Po tej decyzji pojawiły się krytyczne wypowiedzi na temat uczelni, która przez dziesięć lat od otrzymania terenu na własność, nic tam nie zrobiła. Rektor mówi, że nieotrzymanie dotacji zmobilizowało go do innych działań. Na konferencji prasowe poinformował, że jeszcze w marcu PPWSZ ogłosi przetarg, w którym wybierze firmę do wyburzenia budynków starego szpitala. Mają one zniknąć z powierzchni ziemi do połowy tego roku. Następnie uczelnia ogłosi przetarg na projekt architektoniczno-budowlany remontu generalnego budynku starego szpitala, a potem przetarg przebudowę budynku.

Rektor zapowiedział ekspresowe tempo. Dr Stanisław Gulak złożył deklarację, że do końca jego kadencji na stanowisku rektora (zostało mu jeszcze 2,5 roku), teren starego szpitala będzie uporządkowany, a budynek starego szpitala wyremontowany i otwarty.
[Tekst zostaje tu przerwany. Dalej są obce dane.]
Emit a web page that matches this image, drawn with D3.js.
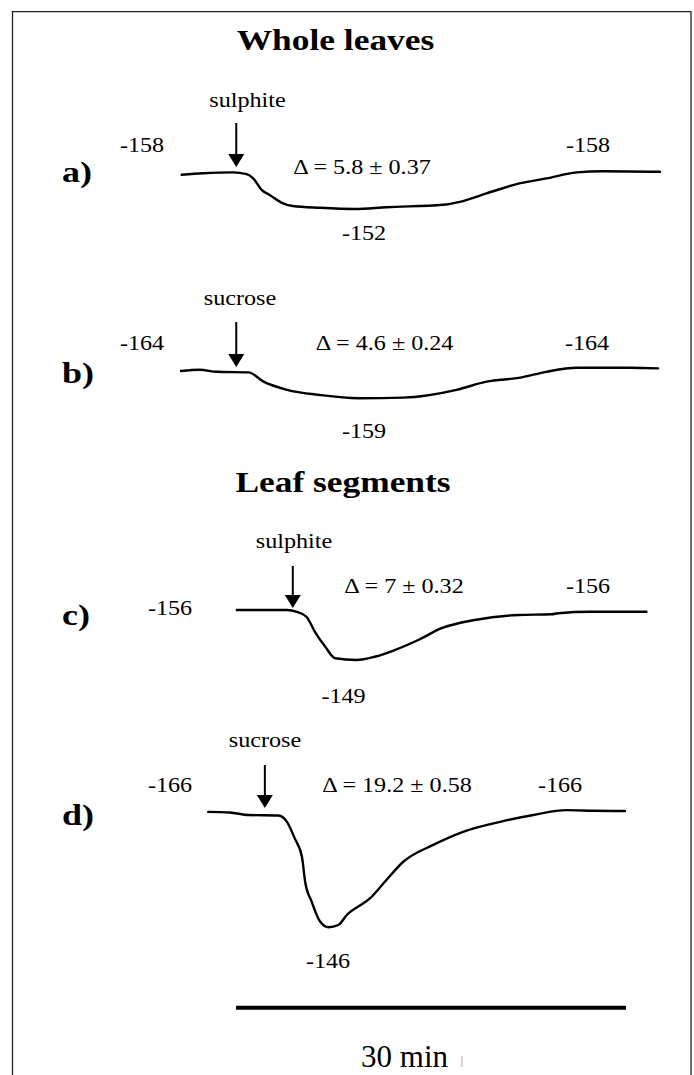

- Szkoda tego dofinansowania, ale nie ma tego złego, co by na dobre nie wyszło - mówił burmistrz Grzegorz Watycha i wspólnie ze starostą Krzysztofem Faberem deklarowali dalsze wsparcie dla uczelni. Miasto, przypomniał, rozpoczęło już przygotowania do budowy drogi przy starym szpitalu, która połączy ul. Szpitalną z m.in. Powiatowym Urzędem Pracy oraz Powiatowym Zarządem Dróg. Miejski Zakład Wodociągów i Kanalizacji ma też zająć się przeniesieniem sieci kanalizacyjnej z terenu szpitala w pas nowo powstałej drogi.